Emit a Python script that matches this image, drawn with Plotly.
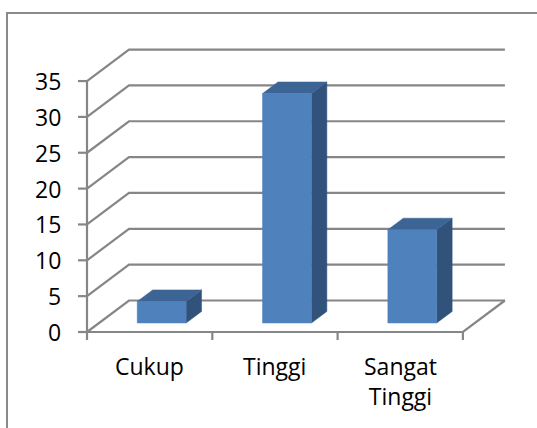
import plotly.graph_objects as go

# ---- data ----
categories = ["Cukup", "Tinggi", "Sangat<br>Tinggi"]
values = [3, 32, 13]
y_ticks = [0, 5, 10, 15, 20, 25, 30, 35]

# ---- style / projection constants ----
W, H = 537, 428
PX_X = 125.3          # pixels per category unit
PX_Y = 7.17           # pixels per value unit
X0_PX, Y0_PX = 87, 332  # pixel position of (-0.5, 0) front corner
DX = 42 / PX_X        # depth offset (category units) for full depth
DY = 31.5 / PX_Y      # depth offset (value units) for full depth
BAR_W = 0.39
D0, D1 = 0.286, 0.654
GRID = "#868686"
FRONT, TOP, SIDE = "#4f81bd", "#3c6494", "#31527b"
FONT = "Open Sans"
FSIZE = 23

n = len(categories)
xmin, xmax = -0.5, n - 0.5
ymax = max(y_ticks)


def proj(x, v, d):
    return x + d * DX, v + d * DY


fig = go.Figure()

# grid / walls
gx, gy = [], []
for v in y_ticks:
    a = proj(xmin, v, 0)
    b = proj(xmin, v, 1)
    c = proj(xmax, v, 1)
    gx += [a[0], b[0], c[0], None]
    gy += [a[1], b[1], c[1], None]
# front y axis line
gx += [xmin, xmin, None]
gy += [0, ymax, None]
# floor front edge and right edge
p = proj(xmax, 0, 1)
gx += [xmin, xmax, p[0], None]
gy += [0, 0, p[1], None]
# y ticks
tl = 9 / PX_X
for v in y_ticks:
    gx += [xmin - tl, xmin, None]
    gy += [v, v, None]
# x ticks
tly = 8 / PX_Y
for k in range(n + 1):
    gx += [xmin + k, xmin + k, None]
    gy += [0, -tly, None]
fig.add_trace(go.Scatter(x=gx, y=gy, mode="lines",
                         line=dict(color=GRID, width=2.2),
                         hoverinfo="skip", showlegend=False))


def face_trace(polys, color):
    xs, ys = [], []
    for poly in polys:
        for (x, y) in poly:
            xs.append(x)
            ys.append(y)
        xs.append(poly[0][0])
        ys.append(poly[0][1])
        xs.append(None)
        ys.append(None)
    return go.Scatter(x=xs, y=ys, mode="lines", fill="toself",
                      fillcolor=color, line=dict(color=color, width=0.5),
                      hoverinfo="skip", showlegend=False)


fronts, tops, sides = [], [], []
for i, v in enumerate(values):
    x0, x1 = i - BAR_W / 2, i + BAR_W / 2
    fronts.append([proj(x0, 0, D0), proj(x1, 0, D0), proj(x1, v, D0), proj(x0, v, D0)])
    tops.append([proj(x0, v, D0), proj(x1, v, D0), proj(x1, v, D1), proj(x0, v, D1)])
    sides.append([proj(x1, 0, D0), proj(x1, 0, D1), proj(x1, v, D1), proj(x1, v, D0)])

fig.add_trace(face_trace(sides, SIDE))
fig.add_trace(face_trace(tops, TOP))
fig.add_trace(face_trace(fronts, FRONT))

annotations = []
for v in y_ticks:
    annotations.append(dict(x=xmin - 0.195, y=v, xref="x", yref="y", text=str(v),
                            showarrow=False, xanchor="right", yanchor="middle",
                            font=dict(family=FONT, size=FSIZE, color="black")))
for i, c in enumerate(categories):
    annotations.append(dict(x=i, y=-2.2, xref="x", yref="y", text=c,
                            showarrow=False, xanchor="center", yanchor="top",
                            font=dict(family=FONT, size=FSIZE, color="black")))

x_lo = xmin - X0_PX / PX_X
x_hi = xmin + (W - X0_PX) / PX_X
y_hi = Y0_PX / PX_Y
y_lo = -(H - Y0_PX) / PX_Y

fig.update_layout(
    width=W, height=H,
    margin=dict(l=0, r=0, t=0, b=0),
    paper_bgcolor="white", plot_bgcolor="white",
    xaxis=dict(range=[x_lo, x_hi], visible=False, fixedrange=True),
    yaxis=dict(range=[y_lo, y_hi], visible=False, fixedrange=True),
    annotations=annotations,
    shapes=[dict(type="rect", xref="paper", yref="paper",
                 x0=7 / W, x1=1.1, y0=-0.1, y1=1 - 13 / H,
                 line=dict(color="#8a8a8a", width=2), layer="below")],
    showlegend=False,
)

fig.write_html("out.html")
+++
EXERCISE GOAL: Print the whole listing above once more, word for word, without its pictures.

SOLUTION TO THE PROBLEM:
Emit a Python script that matches this image, drawn with Plotly.
import plotly.graph_objects as go

# ---- data ----
categories = ["Cukup", "Tinggi", "Sangat<br>Tinggi"]
values = [3, 32, 13]
y_ticks = [0, 5, 10, 15, 20, 25, 30, 35]

# ---- style / projection constants ----
W, H = 537, 428
PX_X = 125.3          # pixels per category unit
PX_Y = 7.17           # pixels per value unit
X0_PX, Y0_PX = 87, 332  # pixel position of (-0.5, 0) front corner
DX = 42 / PX_X        # depth offset (category units) for full depth
DY = 31.5 / PX_Y      # depth offset (value units) for full depth
BAR_W = 0.39
D0, D1 = 0.286, 0.654
GRID = "#868686"
FRONT, TOP, SIDE = "#4f81bd", "#3c6494", "#31527b"
FONT = "Open Sans"
FSIZE = 23

n = len(categories)
xmin, xmax = -0.5, n - 0.5
ymax = max(y_ticks)


def proj(x, v, d):
    return x + d * DX, v + d * DY


fig = go.Figure()

# grid / walls
gx, gy = [], []
for v in y_ticks:
    a = proj(xmin, v, 0)
    b = proj(xmin, v, 1)
    c = proj(xmax, v, 1)
    gx += [a[0], b[0], c[0], None]
    gy += [a[1], b[1], c[1], None]
# front y axis line
gx += [xmin, xmin, None]
gy += [0, ymax, None]
# floor front edge and right edge
p = proj(xmax, 0, 1)
gx += [xmin, xmax, p[0], None]
gy += [0, 0, p[1], None]
# y ticks
tl = 9 / PX_X
for v in y_ticks:
    gx += [xmin - tl, xmin, None]
    gy += [v, v, None]
# x ticks
tly = 8 / PX_Y
for k in range(n + 1):
    gx += [xmin + k, xmin + k, None]
    gy += [0, -tly, None]
fig.add_trace(go.Scatter(x=gx, y=gy, mode="lines",
                         line=dict(color=GRID, width=2.2),
                         hoverinfo="skip", showlegend=False))


def face_trace(polys, color):
    xs, ys = [], []
    for poly in polys:
        for (x, y) in poly:
            xs.append(x)
            ys.append(y)
        xs.append(poly[0][0])
        ys.append(poly[0][1])
        xs.append(None)
        ys.append(None)
    return go.Scatter(x=xs, y=ys, mode="lines", fill="toself",
                      fillcolor=color, line=dict(color=color, width=0.5),
                      hoverinfo="skip", showlegend=False)


fronts, tops, sides = [], [], []
for i, v in enumerate(values):
    x0, x1 = i - BAR_W / 2, i + BAR_W / 2
    fronts.append([proj(x0, 0, D0), proj(x1, 0, D0), proj(x1, v, D0), proj(x0, v, D0)])
    tops.append([proj(x0, v, D0), proj(x1, v, D0), proj(x1, v, D1), proj(x0, v, D1)])
    sides.append([proj(x1, 0, D0), proj(x1, 0, D1), proj(x1, v, D1), proj(x1, v, D0)])

fig.add_trace(face_trace(sides, SIDE))
fig.add_trace(face_trace(tops, TOP))
fig.add_trace(face_trace(fronts, FRONT))

annotations = []
for v in y_ticks:
    annotations.append(dict(x=xmin - 0.195, y=v, xref="x", yref="y", text=str(v),
                            showarrow=False, xanchor="right", yanchor="middle",
                            font=dict(family=FONT, size=FSIZE, color="black")))
for i, c in enumerate(categories):
    annotations.append(dict(x=i, y=-2.2, xref="x", yref="y", text=c,
                            showarrow=False, xanchor="center", yanchor="top",
                            font=dict(family=FONT, size=FSIZE, color="black")))

x_lo = xmin - X0_PX / PX_X
x_hi = xmin + (W - X0_PX) / PX_X
y_hi = Y0_PX / PX_Y
y_lo = -(H - Y0_PX) / PX_Y

fig.update_layout(
    width=W, height=H,
    margin=dict(l=0, r=0, t=0, b=0),
    paper_bgcolor="white", plot_bgcolor="white",
    xaxis=dict(range=[x_lo, x_hi], visible=False, fixedrange=True),
    yaxis=dict(range=[y_lo, y_hi], visible=False, fixedrange=True),
    annotations=annotations,
    shapes=[dict(type="rect", xref="paper", yref="paper",
                 x0=7 / W, x1=1.1, y0=-0.1, y1=1 - 13 / H,
                 line=dict(color="#8a8a8a", width=2), layer="below")],
    showlegend=False,
)

fig.write_html("out.html")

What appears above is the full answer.